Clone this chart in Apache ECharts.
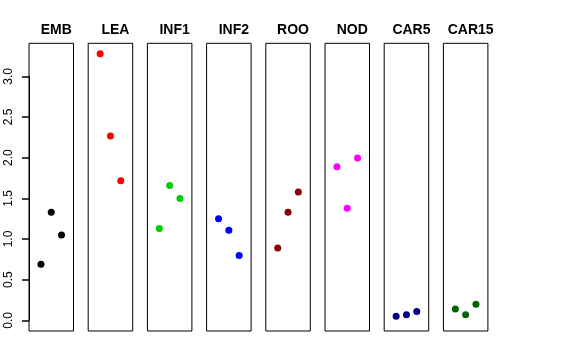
<!DOCTYPE html>
<html><head><meta charset="utf-8">
<script src="https://cdn.jsdelivr.net/npm/echarts@6/dist/echarts.min.js"></script>
<style>html,body{margin:0;padding:0;background:#fff}#c{width:576px;height:360px}</style>
</head><body><div id="c"></div>
<script>
const categories = ["EMB","LEA","INF1","INF2","ROO","NOD","CAR5","CAR15"];
const colors = ["#000000","#FF0000","#00CD00","#0000FF","#8B0000","#FF00FF","#000080","#006400"];
const xPositions = [1,2,3];
const EMB = [0.69,1.33,1.05];
const LEA = [3.28,2.27,1.72];
const INF1 = [1.13,1.66,1.50];
const INF2 = [1.25,1.11,0.80];
const ROO = [0.89,1.33,1.58];
const NOD = [1.89,1.38,2.00];
const CAR5 = [0.05,0.07,0.11];
const CAR15 = [0.14,0.07,0.20];
const yTicks = ["0.0","0.5","1.0","1.5","2.0","2.5","3.0"];
const seriesValues = [EMB,LEA,INF1,INF2,ROO,NOD,CAR5,CAR15];

const panelLeft0 = 29, panelStep = 59.2, panelW = 44.5, panelTop = 43.3, panelH = 287.7;
const grids=[], xAxes=[], yAxes=[], series=[], titles=[];
categories.forEach((c,i)=>{
  const left = panelLeft0 + i*panelStep;
  grids.push({left:left, top:panelTop, width:panelW, height:panelH, show:true, borderColor:'#000', borderWidth:1, backgroundColor:'transparent'});
  xAxes.push({type:'value', gridIndex:i, min:-0.16, max:4.16, show:false});
  yAxes.push({type:'value', gridIndex:i, min:-0.13, max:3.41, show:false});
  series.push({type:'scatter', xAxisIndex:i, yAxisIndex:i, symbol:'circle', symbolSize:7,
    itemStyle:{color:colors[i], opacity:1}, data: seriesValues[i].map((v,j)=>[xPositions[j], v]), silent:true});
  titles.push({text:c, left:left+panelW/2, top:18, textAlign:'center',
    textStyle:{fontFamily:'Liberation Sans, Arial, sans-serif', fontWeight:'bold', fontSize:14, color:'#000'}});
});
// axis grid spanning exactly 0..3
const zeroY = 320.3, threeY = 76.3;
grids.push({left:panelLeft0, top:threeY, width:panelW, height:zeroY-threeY, show:false});
const ai = categories.length;
xAxes.push({type:'value', gridIndex:ai, min:0, max:1, show:false});
yAxes.push({type:'value', gridIndex:ai, min:0, max:3, interval:0.5, position:'left', show:true,
  axisLine:{show:true, lineStyle:{color:'#000', width:1}},
  axisTick:{show:true, inside:false, length:7, lineStyle:{color:'#000', width:1.5}},
  splitLine:{show:false},
  axisLabel:{show:true, rotate:90, margin:14, fontFamily:'Liberation Sans, Arial, sans-serif', fontSize:12, color:'#000',
    formatter:(v)=>yTicks[Math.round(v/0.5)]}});

const chart = echarts.init(document.getElementById('c'), null, {renderer:'canvas'});
chart.setOption({animation:false, backgroundColor:'#fff', title:titles, grid:grids, xAxis:xAxes, yAxis:yAxes, series:series});
</script></body></html>
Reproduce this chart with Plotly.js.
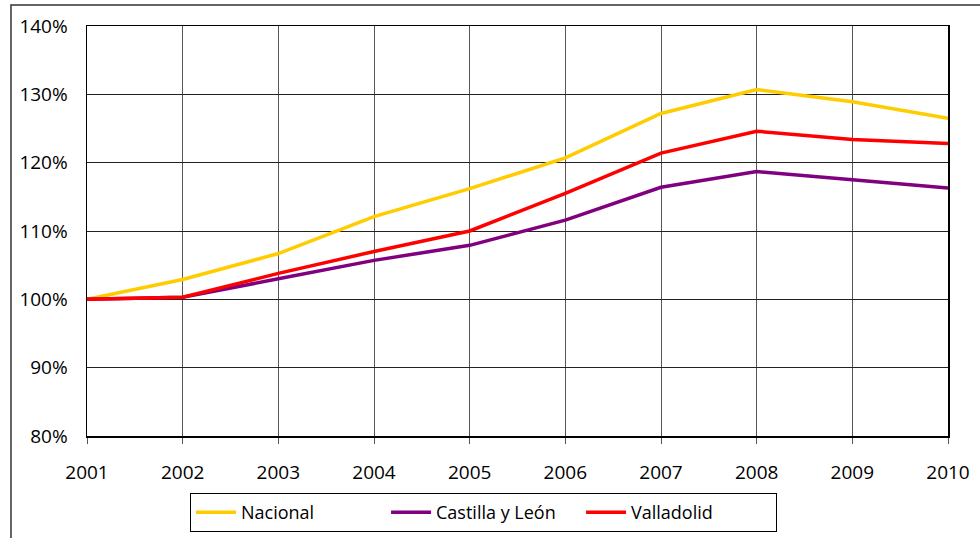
<!DOCTYPE html>
<html>
<head>
<meta charset="utf-8">
<script src="https://cdn.plot.ly/plotly-3.0.1.min.js"></script>
<style>html,body{margin:0;padding:0;background:#fff;}#chart{width:980px;height:538px;}</style>
</head>
<body>
<div id="chart"></div>
<script>
const years = [2001, 2002, 2003, 2004, 2005, 2006, 2007, 2008, 2009, 2010];
const nacional = [100.0, 102.9, 106.7, 112.1, 116.2, 120.7, 127.2, 130.7, 128.9, 126.5];
const castilla = [100.0, 100.3, 103.0, 105.7, 107.9, 111.6, 116.4, 118.7, 117.5, 116.3];
const valladolid = [100.0, 100.3, 103.8, 107.0, 110.0, 115.5, 121.4, 124.6, 123.4, 122.8];
const seriesNames = ['Nacional', 'Castilla y León', 'Valladolid'];
const seriesColors = ['#FFCC00', '#800080', '#FF0000'];

const data = [nacional, castilla, valladolid].map((vals, i) => ({
  x: years, y: vals, name: seriesNames[i], type: 'scatter', mode: 'lines',
  line: {color: seriesColors[i], width: 3.5}
}));

const layout = {
  width: 980, height: 538,
  margin: {l: 87, r: 32, t: 26, b: 102},
  paper_bgcolor: '#fff', plot_bgcolor: '#fff',
  font: {family: 'Open Sans, sans-serif', size: 17, color: '#000'},
  xaxis: {
    range: [2001, 2010], dtick: 1, tick0: 2001, automargin: false,
    showgrid: true, gridcolor: '#555', gridwidth: 1,
    showline: true, linecolor: '#000', linewidth: 1.5, mirror: true,
    ticks: 'outside', ticklen: 6, tickcolor: '#555',
    ticklabelstandoff: 13, zeroline: false,
    tickfont: {size: 19}
  },
  yaxis: {
    range: [80, 140], dtick: 10, ticksuffix: '%', automargin: false,
    showgrid: true, gridcolor: '#222', gridwidth: 1,
    showline: true, linecolor: '#000', linewidth: 1.5, mirror: true,
    ticks: '', ticklabelstandoff: 14, zeroline: false,
    tickfont: {size: 19}
  },
  showlegend: true,
  legend: {
    orientation: 'h', xref: 'container', yref: 'container',
    x: 0.4934, xanchor: 'center', y: 0.0836, yanchor: 'top',
    bordercolor: '#000', borderwidth: 1, bgcolor: '#fff',
    font: {size: 18}, itemwidth: 40, tracegroupgap: 0,
    entrywidth: 140
  },
  shapes: [{
    type: 'rect', xref: 'paper', yref: 'paper',
    x0: -0.0883, x1: 1.3, y0: -0.5, y1: 1.0512,
    line: {color: '#333', width: 1.5}, layer: 'below'
  }]
};

Plotly.newPlot('chart', data, layout, {displayModeBar: false, staticPlot: true});
</script>
</body>
</html>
-*-
PROBLEM STATEMENT
Write out again every line above exactly as given; the pictures do not belong in the copy.

WRITTEN SOLUTION
Clone this chart in Apache ECharts.
<!DOCTYPE html>
<html><head><meta charset="utf-8">
<script src="https://cdn.jsdelivr.net/npm/echarts@6/dist/echarts.min.js"></script>
<style>html,body{margin:0;padding:0;background:#fff}#c{width:576px;height:360px}</style>
</head><body><div id="c"></div>
<script>
const categories = ["EMB","LEA","INF1","INF2","ROO","NOD","CAR5","CAR15"];
const colors = ["#000000","#FF0000","#00CD00","#0000FF","#8B0000","#FF00FF","#000080","#006400"];
const xPositions = [1,2,3];
const EMB = [0.69,1.33,1.05];
const LEA = [3.28,2.27,1.72];
const INF1 = [1.13,1.66,1.50];
const INF2 = [1.25,1.11,0.80];
const ROO = [0.89,1.33,1.58];
const NOD = [1.89,1.38,2.00];
const CAR5 = [0.05,0.07,0.11];
const CAR15 = [0.14,0.07,0.20];
const yTicks = ["0.0","0.5","1.0","1.5","2.0","2.5","3.0"];
const seriesValues = [EMB,LEA,INF1,INF2,ROO,NOD,CAR5,CAR15];

const panelLeft0 = 29, panelStep = 59.2, panelW = 44.5, panelTop = 43.3, panelH = 287.7;
const grids=[], xAxes=[], yAxes=[], series=[], titles=[];
categories.forEach((c,i)=>{
  const left = panelLeft0 + i*panelStep;
  grids.push({left:left, top:panelTop, width:panelW, height:panelH, show:true, borderColor:'#000', borderWidth:1, backgroundColor:'transparent'});
  xAxes.push({type:'value', gridIndex:i, min:-0.16, max:4.16, show:false});
  yAxes.push({type:'value', gridIndex:i, min:-0.13, max:3.41, show:false});
  series.push({type:'scatter', xAxisIndex:i, yAxisIndex:i, symbol:'circle', symbolSize:7,
    itemStyle:{color:colors[i], opacity:1}, data: seriesValues[i].map((v,j)=>[xPositions[j], v]), silent:true});
  titles.push({text:c, left:left+panelW/2, top:18, textAlign:'center',
    textStyle:{fontFamily:'Liberation Sans, Arial, sans-serif', fontWeight:'bold', fontSize:14, color:'#000'}});
});
// axis grid spanning exactly 0..3
const zeroY = 320.3, threeY = 76.3;
grids.push({left:panelLeft0, top:threeY, width:panelW, height:zeroY-threeY, show:false});
const ai = categories.length;
xAxes.push({type:'value', gridIndex:ai, min:0, max:1, show:false});
yAxes.push({type:'value', gridIndex:ai, min:0, max:3, interval:0.5, position:'left', show:true,
  axisLine:{show:true, lineStyle:{color:'#000', width:1}},
  axisTick:{show:true, inside:false, length:7, lineStyle:{color:'#000', width:1.5}},
  splitLine:{show:false},
  axisLabel:{show:true, rotate:90, margin:14, fontFamily:'Liberation Sans, Arial, sans-serif', fontSize:12, color:'#000',
    formatter:(v)=>yTicks[Math.round(v/0.5)]}});

const chart = echarts.init(document.getElementById('c'), null, {renderer:'canvas'});
chart.setOption({animation:false, backgroundColor:'#fff', title:titles, grid:grids, xAxis:xAxes, yAxis:yAxes, series:series});
</script></body></html>
Reproduce this chart with Plotly.js.
<!DOCTYPE html>
<html>
<head>
<meta charset="utf-8">
<script src="https://cdn.plot.ly/plotly-3.0.1.min.js"></script>
<style>html,body{margin:0;padding:0;background:#fff;}#chart{width:980px;height:538px;}</style>
</head>
<body>
<div id="chart"></div>
<script>
const years = [2001, 2002, 2003, 2004, 2005, 2006, 2007, 2008, 2009, 2010];
const nacional = [100.0, 102.9, 106.7, 112.1, 116.2, 120.7, 127.2, 130.7, 128.9, 126.5];
const castilla = [100.0, 100.3, 103.0, 105.7, 107.9, 111.6, 116.4, 118.7, 117.5, 116.3];
const valladolid = [100.0, 100.3, 103.8, 107.0, 110.0, 115.5, 121.4, 124.6, 123.4, 122.8];
const seriesNames = ['Nacional', 'Castilla y León', 'Valladolid'];
const seriesColors = ['#FFCC00', '#800080', '#FF0000'];

const data = [nacional, castilla, valladolid].map((vals, i) => ({
  x: years, y: vals, name: seriesNames[i], type: 'scatter', mode: 'lines',
  line: {color: seriesColors[i], width: 3.5}
}));

const layout = {
  width: 980, height: 538,
  margin: {l: 87, r: 32, t: 26, b: 102},
  paper_bgcolor: '#fff', plot_bgcolor: '#fff',
  font: {family: 'Open Sans, sans-serif', size: 17, color: '#000'},
  xaxis: {
    range: [2001, 2010], dtick: 1, tick0: 2001, automargin: false,
    showgrid: true, gridcolor: '#555', gridwidth: 1,
    showline: true, linecolor: '#000', linewidth: 1.5, mirror: true,
    ticks: 'outside', ticklen: 6, tickcolor: '#555',
    ticklabelstandoff: 13, zeroline: false,
    tickfont: {size: 19}
  },
  yaxis: {
    range: [80, 140], dtick: 10, ticksuffix: '%', automargin: false,
    showgrid: true, gridcolor: '#222', gridwidth: 1,
    showline: true, linecolor: '#000', linewidth: 1.5, mirror: true,
    ticks: '', ticklabelstandoff: 14, zeroline: false,
    tickfont: {size: 19}
  },
  showlegend: true,
  legend: {
    orientation: 'h', xref: 'container', yref: 'container',
    x: 0.4934, xanchor: 'center', y: 0.0836, yanchor: 'top',
    bordercolor: '#000', borderwidth: 1, bgcolor: '#fff',
    font: {size: 18}, itemwidth: 40, tracegroupgap: 0,
    entrywidth: 140
  },
  shapes: [{
    type: 'rect', xref: 'paper', yref: 'paper',
    x0: -0.0883, x1: 1.3, y0: -0.5, y1: 1.0512,
    line: {color: '#333', width: 1.5}, layer: 'below'
  }]
};

Plotly.newPlot('chart', data, layout, {displayModeBar: false, staticPlot: true});
</script>
</body>
</html>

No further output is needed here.